### What is expected
Your job is to retype all of the data word for word, leaving every image out.

### Dataset extract
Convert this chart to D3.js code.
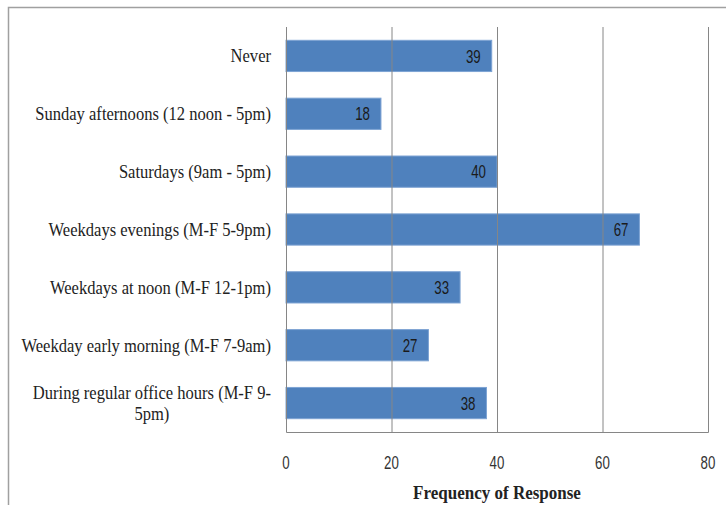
<!DOCTYPE html>
<html><head><meta charset="utf-8">
<script src="https://cdn.jsdelivr.net/npm/d3@7"></script>
<style>body{margin:0;background:#fff}svg{display:block}</style>
</head><body>
<svg id="c" width="726" height="505"></svg>
<script>
const categories = ["Never","Sunday afternoons (12 noon - 5pm)","Saturdays (9am - 5pm)","Weekdays evenings (M-F 5-9pm)","Weekdays at noon (M-F 12-1pm)","Weekday early morning (M-F 7-9am)","During regular office hours (M-F 9-|5pm)"];
const values = [39,18,40,67,33,27,38];
const xTicks = [0,20,40,60,80];
const xTitle = "Frequency of Response";

const svg = d3.select("#c");
const m = {l:286, r:708, t:27, b:432};
const x = d3.scaleLinear().domain([0,80]).range([m.l,m.r]);
const y = d3.scaleBand().domain(categories).range([m.t,m.b]).paddingInner(0.46).paddingOuter(0.23);

const SERIF = "'Liberation Serif', serif";
const SANS = "'Liberation Sans', sans-serif";

// helper: text squeezed horizontally
function sText(g, tx, ty, str, opts){
  const gg = g.append("g").attr("transform",`translate(${tx},${ty}) scale(${opts.sx},1)`);
  return gg.append("text").attr("text-anchor",opts.anchor||"middle").attr("dy","0.35em")
    .attr("font-family",opts.font).attr("font-size",opts.size).attr("font-weight",opts.weight||"normal")
    .attr("fill",opts.fill||"#222").text(str);
}

// outer frame
svg.append("path").attr("d","M8.5,505 V7.5 H726").attr("fill","none").attr("stroke","#a0a0a0").attr("stroke-width",1.5);

// bars
svg.append("g").selectAll("rect").data(values).join("rect")
  .attr("x",x(0)).attr("y",(d,i)=>y(categories[i]))
  .attr("width",d=>x(d)-x(0)).attr("height",y.bandwidth())
  .attr("fill","#4f81bd").attr("stroke","#7da3d3").attr("stroke-width",1);

// gridlines (drawn on top)
const xAxis = d3.axisBottom(x).tickValues(xTicks).tickSize(-(m.b-m.t)).tickFormat("");
const gx = svg.append("g").attr("transform",`translate(0,${m.b})`).call(xAxis);
gx.select(".domain").attr("stroke","#868686");
gx.selectAll(".tick line").attr("stroke","#868686");

// tick labels via scale
const tl = svg.append("g");
xTicks.forEach(t=>sText(tl, x(t), 462.5, d3.format("d")(t), {sx:0.7, font:SANS, size:19, fill:"#333"}));

// left axis line
svg.append("line").attr("x1",m.l+0.5).attr("x2",m.l+0.5).attr("y1",m.t).attr("y2",m.b).attr("stroke","#868686");

// value labels
const vl = svg.append("g");
values.forEach((v,i)=>sText(vl, x(v)-11, y(categories[i])+y.bandwidth()/2, v, {sx:0.7, font:SANS, size:19, anchor:"end", fill:"#1a1a1a"}));

// category labels
const cl = svg.append("g");
categories.forEach(c=>{
  const lines = c.split("|");
  const cy = y(c)+y.bandwidth()/2;
  const lh = 21;
  const y0 = cy - (lines.length-1)*lh/2;
  const gg = cl.append("g").attr("transform",`translate(271,0) scale(0.92,1)`);
  const t = gg.append("text").attr("font-family",SERIF).attr("font-size",18).attr("fill","#222").attr("text-anchor","middle");
  lines.forEach((ln,k)=>t.append("tspan").attr("y",y0+k*lh).attr("dy","0.35em").text(ln));
  const w = d3.max(t.selectAll("tspan").nodes(), n=>n.getComputedTextLength());
  t.selectAll("tspan").attr("x",-w/2);
});

// axis title
sText(svg, (m.l+m.r)/2, 493, xTitle, {sx:0.945, font:SERIF, size:18, weight:"bold", fill:"#222"});
</script>
</body></html>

### Result for this exercise
Convert this chart to D3.js code.
<!DOCTYPE html>
<html><head><meta charset="utf-8">
<script src="https://cdn.jsdelivr.net/npm/d3@7"></script>
<style>body{margin:0;background:#fff}svg{display:block}</style>
</head><body>
<svg id="c" width="726" height="505"></svg>
<script>
const categories = ["Never","Sunday afternoons (12 noon - 5pm)","Saturdays (9am - 5pm)","Weekdays evenings (M-F 5-9pm)","Weekdays at noon (M-F 12-1pm)","Weekday early morning (M-F 7-9am)","During regular office hours (M-F 9-|5pm)"];
const values = [39,18,40,67,33,27,38];
const xTicks = [0,20,40,60,80];
const xTitle = "Frequency of Response";

const svg = d3.select("#c");
const m = {l:286, r:708, t:27, b:432};
const x = d3.scaleLinear().domain([0,80]).range([m.l,m.r]);
const y = d3.scaleBand().domain(categories).range([m.t,m.b]).paddingInner(0.46).paddingOuter(0.23);

const SERIF = "'Liberation Serif', serif";
const SANS = "'Liberation Sans', sans-serif";

// helper: text squeezed horizontally
function sText(g, tx, ty, str, opts){
  const gg = g.append("g").attr("transform",`translate(${tx},${ty}) scale(${opts.sx},1)`);
  return gg.append("text").attr("text-anchor",opts.anchor||"middle").attr("dy","0.35em")
    .attr("font-family",opts.font).attr("font-size",opts.size).attr("font-weight",opts.weight||"normal")
    .attr("fill",opts.fill||"#222").text(str);
}

// outer frame
svg.append("path").attr("d","M8.5,505 V7.5 H726").attr("fill","none").attr("stroke","#a0a0a0").attr("stroke-width",1.5);

// bars
svg.append("g").selectAll("rect").data(values).join("rect")
  .attr("x",x(0)).attr("y",(d,i)=>y(categories[i]))
  .attr("width",d=>x(d)-x(0)).attr("height",y.bandwidth())
  .attr("fill","#4f81bd").attr("stroke","#7da3d3").attr("stroke-width",1);

// gridlines (drawn on top)
const xAxis = d3.axisBottom(x).tickValues(xTicks).tickSize(-(m.b-m.t)).tickFormat("");
const gx = svg.append("g").attr("transform",`translate(0,${m.b})`).call(xAxis);
gx.select(".domain").attr("stroke","#868686");
gx.selectAll(".tick line").attr("stroke","#868686");

// tick labels via scale
const tl = svg.append("g");
xTicks.forEach(t=>sText(tl, x(t), 462.5, d3.format("d")(t), {sx:0.7, font:SANS, size:19, fill:"#333"}));

// left axis line
svg.append("line").attr("x1",m.l+0.5).attr("x2",m.l+0.5).attr("y1",m.t).attr("y2",m.b).attr("stroke","#868686");

// value labels
const vl = svg.append("g");
values.forEach((v,i)=>sText(vl, x(v)-11, y(categories[i])+y.bandwidth()/2, v, {sx:0.7, font:SANS, size:19, anchor:"end", fill:"#1a1a1a"}));

// category labels
const cl = svg.append("g");
categories.forEach(c=>{
  const lines = c.split("|");
  const cy = y(c)+y.bandwidth()/2;
  const lh = 21;
  const y0 = cy - (lines.length-1)*lh/2;
  const gg = cl.append("g").attr("transform",`translate(271,0) scale(0.92,1)`);
  const t = gg.append("text").attr("font-family",SERIF).attr("font-size",18).attr("fill","#222").attr("text-anchor","middle");
  lines.forEach((ln,k)=>t.append("tspan").attr("y",y0+k*lh).attr("dy","0.35em").text(ln));
  const w = d3.max(t.selectAll("tspan").nodes(), n=>n.getComputedTextLength());
  t.selectAll("tspan").attr("x",-w/2);
});

// axis title
sText(svg, (m.l+m.r)/2, 493, xTitle, {sx:0.945, font:SERIF, size:18, weight:"bold", fill:"#222"});
</script>
</body></html>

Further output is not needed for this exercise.